LOS ANGELES (Reuters) - Right-wing talk-show host Rush Limbaugh, roundly criticized for branding a law student a “slut” over her outspoken support of President Barack Obama’s new policy on contraception coverage, apologized on Saturday for his “insulting word choices.”
The furor over Limbaugh’s comments, made on his influential radio program, prompted Obama to call the 30-year-old Georgetown University law student and women’s rights activist, Sandra Fluke, on Friday to express his support.
“My choice of words was not the best, and in the attempt to be humorous, I created a national stir,” Limbaugh said in a written statement. “I sincerely apologize to Ms.

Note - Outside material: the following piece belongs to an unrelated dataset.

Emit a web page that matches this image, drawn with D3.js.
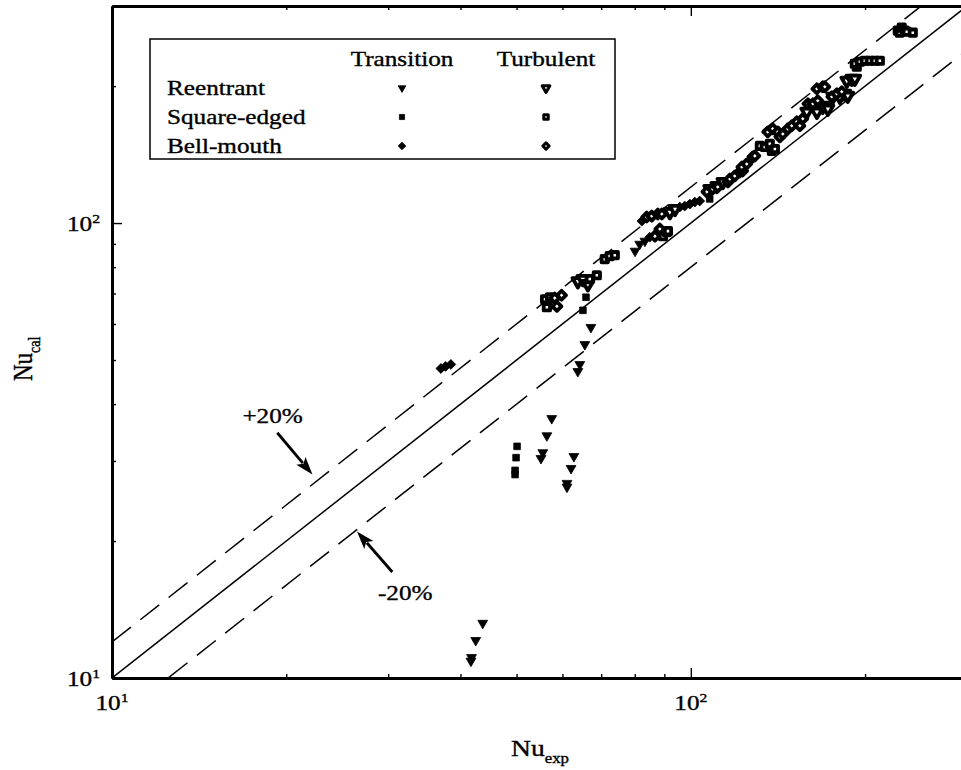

Fluke for the insulting word choices.”
Fluke, who has advocated making contraception available to all women, has been caught in the middle of a contentious election-year fight between Obama and Republicans over his policy that requires health insurance plans to cover contraception.
Religious-affiliated organizations, the Roman Catholic Church and social conservatives have protested the policy as an infringement on religious liberty. An effort by Republicans in the Senate to overturn it failed this week.

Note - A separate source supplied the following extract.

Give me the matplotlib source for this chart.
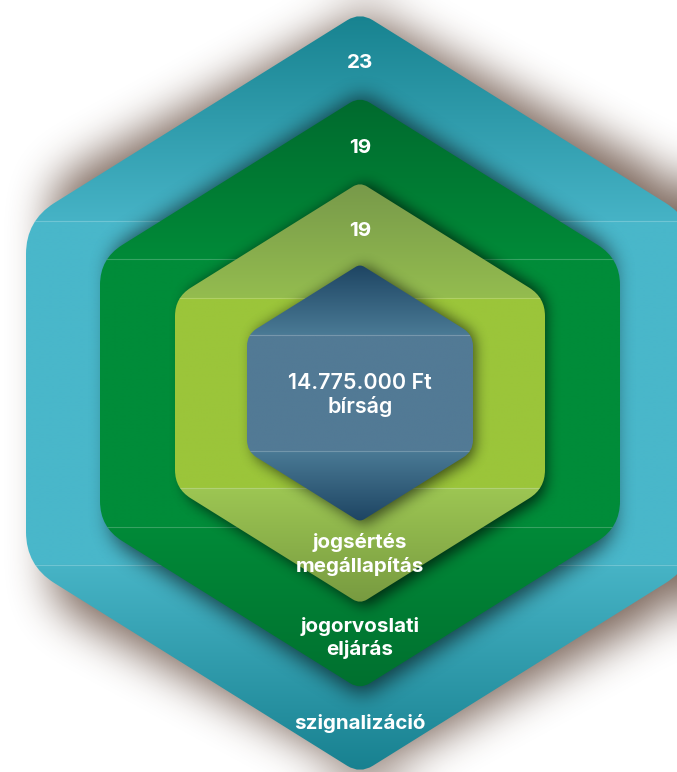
import numpy as np
import matplotlib
matplotlib.use("Agg")
import matplotlib.pyplot as plt
from matplotlib.path import Path
from matplotlib.patches import PathPatch
from matplotlib.colors import to_rgb

# --- data -------------------------------------------------------------
stage_labels = ["szignalizáció", "jogorvoslati\neljárás", "jogsértés\nmegállapítás"]
stage_counts = [23, 19, 19]
fine_amount = "14.775.000 Ft"
fine_label = "bírság"

# --- layout / style ---------------------------------------------------
W, H = 677, 772
CX, CY = 360, 393
half_widths = [334, 260, 185, 113]        # outer -> inner
SHOULDER = 0.516                           # half height of vertical side / half width
TIP = 1.14                                 # half height to tip / half width

# colour stops: tip, shoulder, middle band, lower shoulder, bottom tip
layer_colors = [
    ["#17828f", "#46b3c6", "#49b7ca", "#47b4c6", "#17808f"],
    ["#006a2e", "#008a38", "#008c39", "#008a38", "#00702f"],
    ["#77994a", "#94bc4f", "#9bc53a", "#9dc653", "#779a40"],
    ["#1d4462", "#4a7a95", "#527a95", "#4a7a95", "#1d4462"],
]
shadow_style = [  # colour, alpha, blur, dx, dy, width scale, shoulder scale, tip scale
    ("#4a2c1c", 0.72, 20, 6, 0, 0.94, 1.22, 1.0),
    ("#000000", 0.60, 9, 2, 2, 0.97, 1.08, 1.02),
    ("#000000", 0.65, 6, 5, 2, 0.98, 1.05, 1.01),
    ("#000000", 0.60, 6, 4, 2, 0.98, 1.05, 1.01),
]

plt.rcParams["font.family"] = ["Inter", "DejaVu Sans"]

fig = plt.figure(figsize=(6.77, 7.72), dpi=100)
ax = fig.add_axes([0, 0, 1, 1])

yy, xx = np.mgrid[0:H, 0:W] + 0.5
grid = np.column_stack([xx.ravel(), yy.ravel()])


def hex_points(w, s_sh=1.0, s_tip=1.0, dx=0.0, dy=0.0):
    hr, ht = w * SHOULDER * s_sh, w * TIP * s_tip
    cx, cy = CX + dx, CY + dy
    return np.array([(cx, cy - ht), (cx + w, cy - hr), (cx + w, cy + hr),
                     (cx, cy + ht), (cx - w, cy + hr), (cx - w, cy - hr)])


def rounded_path(pts, w):
    radii = [0.045 * w, 0.1 * w, 0.1 * w, 0.045 * w, 0.1 * w, 0.1 * w]
    verts, codes = [], []
    n = len(pts)
    for i in range(n):
        p, prev, nxt = pts[i], pts[i - 1], pts[(i + 1) % n]
        a = p + (prev - p) / np.linalg.norm(prev - p) * radii[i]
        b = p + (nxt - p) / np.linalg.norm(nxt - p) * radii[i]
        verts.append(a)
        codes.append(Path.MOVETO if i == 0 else Path.LINETO)
        verts += [p, b]
        codes += [Path.CURVE3, Path.CURVE3]
    verts.append(verts[0])
    codes.append(Path.CLOSEPOLY)
    return Path(verts, codes)


def box_blur(a, r):
    for _ in range(3):
        for axis in (0, 1):
            a = np.moveaxis(a, axis, 0)
            pad = np.pad(a, ((r + 1, r), (0, 0)), mode="edge")
            c = np.cumsum(pad, axis=0)
            a = (c[2 * r + 1:] - c[:-2 * r - 1]) / (2 * r + 1)
            a = np.moveaxis(a, 0, axis)
    return a


def draw_shadow(w, style, z):
    color, alpha, r, dx, dy, sx, s_sh, s_tip = style
    pts = hex_points(w, s_sh / sx, s_tip / sx, dx, dy)
    pts[:, 0] = (pts[:, 0] - CX - dx) * sx + CX + dx
    pts[:, 1] = (pts[:, 1] - CY - dy) * sx + CY + dy
    poly = rounded_path(pts, w * sx).to_polygons()[0]
    mask = Path(poly).contains_points(grid).reshape(H, W).astype(float)
    mask = box_blur(mask, r)
    img = np.zeros((H, W, 4))
    img[..., :3] = to_rgb(color)
    img[..., 3] = mask * alpha
    ax.imshow(img, extent=(0, W, H, 0), origin="upper", zorder=z,
              interpolation="bilinear")


def draw_layer(w, colors, z):
    pts = hex_points(w)
    path = rounded_path(pts, w)
    top, bot = pts[0][1], pts[3][1]
    hr_top, hr_bot = pts[1][1], pts[2][1]
    ys = np.linspace(top, bot, 600)
    stops = [top, hr_top, hr_top + 0.5, hr_bot - 0.5, hr_bot, bot]
    cols = np.array([to_rgb(c) for c in
                     [colors[0], colors[1], colors[2], colors[2], colors[3], colors[4]]])
    grad = np.stack([np.interp(ys, stops, cols[:, k]) for k in range(3)], axis=-1)
    grad = grad[:, None, :]
    patch = PathPatch(path, facecolor="none", edgecolor="none", zorder=z)
    ax.add_patch(patch)
    im = ax.imshow(grad, extent=(CX - w, CX + w, bot, top), origin="upper",
                   zorder=z, aspect="auto", interpolation="bilinear")
    im.set_clip_path(patch)
    for yl in (hr_top, hr_bot):
        ln, = ax.plot([CX - w, CX + w], [yl, yl], color="white", alpha=0.22,
                      lw=0.8, zorder=z + 0.1)
        ln.set_clip_path(patch)
    return pts


layers = []
for i, w in enumerate(half_widths):
    draw_shadow(w, shadow_style[i], 2 * i)
    layers.append(draw_layer(w, layer_colors[i], 2 * i + 1))

# --- labels -----------------------------------------------------------
txt = dict(color="white", fontsize=14.8, fontweight="bold", ha="center",
           va="center", zorder=20, linespacing=1.3)
for i in range(3):
    top_i, top_n = layers[i][0][1], layers[i + 1][0][1]
    ax.text(CX, top_i + 0.6 * (top_n - top_i), str(stage_counts[i]), **txt)
    bot_i, bot_n = layers[i][3][1], layers[i + 1][3][1]
    ax.text(CX, bot_n + 0.4 * (bot_i - bot_n), stage_labels[i], **txt)

txt.update(fontsize=15.5, fontweight="semibold", linespacing=1.2)
ax.text(CX, CY + 2, f"{fine_amount}\n{fine_label}", **txt)

ax.set_xlim(0, W)
ax.set_ylim(H, 0)
ax.axis("off")
fig.savefig("out.png", dpi=100, facecolor="white")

Fluke told lawmakers in a Democratic House hearing last month that female students at Georgetown, the oldest Catholic and Jesuit university in the country, suffered financial hardship because contraception was not covered by their healthcare insurance, and in some cases had stopped taking it because it cost too much money.
Her comments were mocked by Limbaugh, an influential conservative commentator known for his take-no-prisoners style.

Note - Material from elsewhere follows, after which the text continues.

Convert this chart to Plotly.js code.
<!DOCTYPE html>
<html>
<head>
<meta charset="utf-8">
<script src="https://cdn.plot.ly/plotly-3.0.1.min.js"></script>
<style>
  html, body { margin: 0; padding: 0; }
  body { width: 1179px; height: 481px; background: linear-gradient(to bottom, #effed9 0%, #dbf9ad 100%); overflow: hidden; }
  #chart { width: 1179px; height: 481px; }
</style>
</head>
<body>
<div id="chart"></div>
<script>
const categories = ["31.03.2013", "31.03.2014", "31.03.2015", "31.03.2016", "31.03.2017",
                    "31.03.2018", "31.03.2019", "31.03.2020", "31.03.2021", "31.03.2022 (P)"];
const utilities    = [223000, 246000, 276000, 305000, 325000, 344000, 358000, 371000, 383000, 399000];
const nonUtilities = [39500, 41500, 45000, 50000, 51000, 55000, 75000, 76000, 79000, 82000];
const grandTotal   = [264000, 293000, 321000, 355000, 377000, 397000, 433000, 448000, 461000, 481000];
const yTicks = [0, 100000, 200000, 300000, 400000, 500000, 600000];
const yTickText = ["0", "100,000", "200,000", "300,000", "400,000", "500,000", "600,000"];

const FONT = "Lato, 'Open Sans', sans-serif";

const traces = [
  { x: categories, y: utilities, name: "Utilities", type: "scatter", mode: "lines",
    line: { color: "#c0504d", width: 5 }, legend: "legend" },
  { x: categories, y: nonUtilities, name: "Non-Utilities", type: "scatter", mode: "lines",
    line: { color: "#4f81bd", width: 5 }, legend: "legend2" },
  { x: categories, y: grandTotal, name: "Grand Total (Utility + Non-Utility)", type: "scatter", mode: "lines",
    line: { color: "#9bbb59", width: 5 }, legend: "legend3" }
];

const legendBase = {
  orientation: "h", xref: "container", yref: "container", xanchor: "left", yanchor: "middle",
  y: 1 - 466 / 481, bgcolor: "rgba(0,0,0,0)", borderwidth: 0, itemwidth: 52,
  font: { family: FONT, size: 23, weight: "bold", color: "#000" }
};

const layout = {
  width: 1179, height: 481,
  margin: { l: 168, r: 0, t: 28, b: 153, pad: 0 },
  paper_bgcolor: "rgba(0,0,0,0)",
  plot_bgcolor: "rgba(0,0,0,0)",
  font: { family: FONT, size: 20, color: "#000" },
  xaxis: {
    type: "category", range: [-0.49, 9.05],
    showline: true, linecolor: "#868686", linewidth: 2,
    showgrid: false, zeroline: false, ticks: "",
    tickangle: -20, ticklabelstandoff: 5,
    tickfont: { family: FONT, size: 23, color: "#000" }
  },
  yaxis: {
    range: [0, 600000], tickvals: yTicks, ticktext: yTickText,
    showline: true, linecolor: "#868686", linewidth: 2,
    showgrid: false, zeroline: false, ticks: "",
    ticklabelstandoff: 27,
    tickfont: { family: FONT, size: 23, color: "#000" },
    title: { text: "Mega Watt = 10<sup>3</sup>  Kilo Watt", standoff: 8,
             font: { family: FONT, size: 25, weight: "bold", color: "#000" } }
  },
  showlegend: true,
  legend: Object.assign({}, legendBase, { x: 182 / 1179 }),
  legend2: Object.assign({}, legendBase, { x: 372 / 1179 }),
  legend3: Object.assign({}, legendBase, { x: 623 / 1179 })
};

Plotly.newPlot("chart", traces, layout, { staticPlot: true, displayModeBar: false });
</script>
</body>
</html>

“What does it say about the college co-ed Fluke who goes before a congressional committee and essentially says that she must be paid to have sex. What does that make her? It makes her a slut, right? Makes her a prostitute. She wants to be paid to have sex,” Limbaugh said on Wednesday on his radio show.
On Thursday, he said: “If we are going to pay for your contraceptives, thus pay for you to have sex, we want something for it, and I’ll tell you what it is: We want you to post the videos online so we can all watch.”
In the written apology issued on Saturday, Limbaugh said he had not intended to make a personal attack on Fluke but “chose the wrong words” as he attempted to make a point.
Several of Limbaugh’s sponsors said they would stop advertising on his program following his incendiary remarks and David Friend, CEO of online backup company Carbonite, said the apology was not enough to change his mind about that decision.
“Mr. Limbaugh, with his highly personal attacks on Miss Fluke, overstepped any reasonable bounds of decency,” Friend wrote in a blog post.
“Even though Mr. Limbaugh has now issued an apology, we have nonetheless decided to withdraw our advertising from his show. We hope that our action, along with the other advertisers who have already withdrawn their ads, will ultimately contribute to a more civilized public discourse,” he said.
Fluke, who earlier told Reuters she was initially hurt, then outraged by Limbaugh’s remarks, has said she hoped the incident had raised awareness about the new policy. She did not immediately respond to a request for comment about the apology.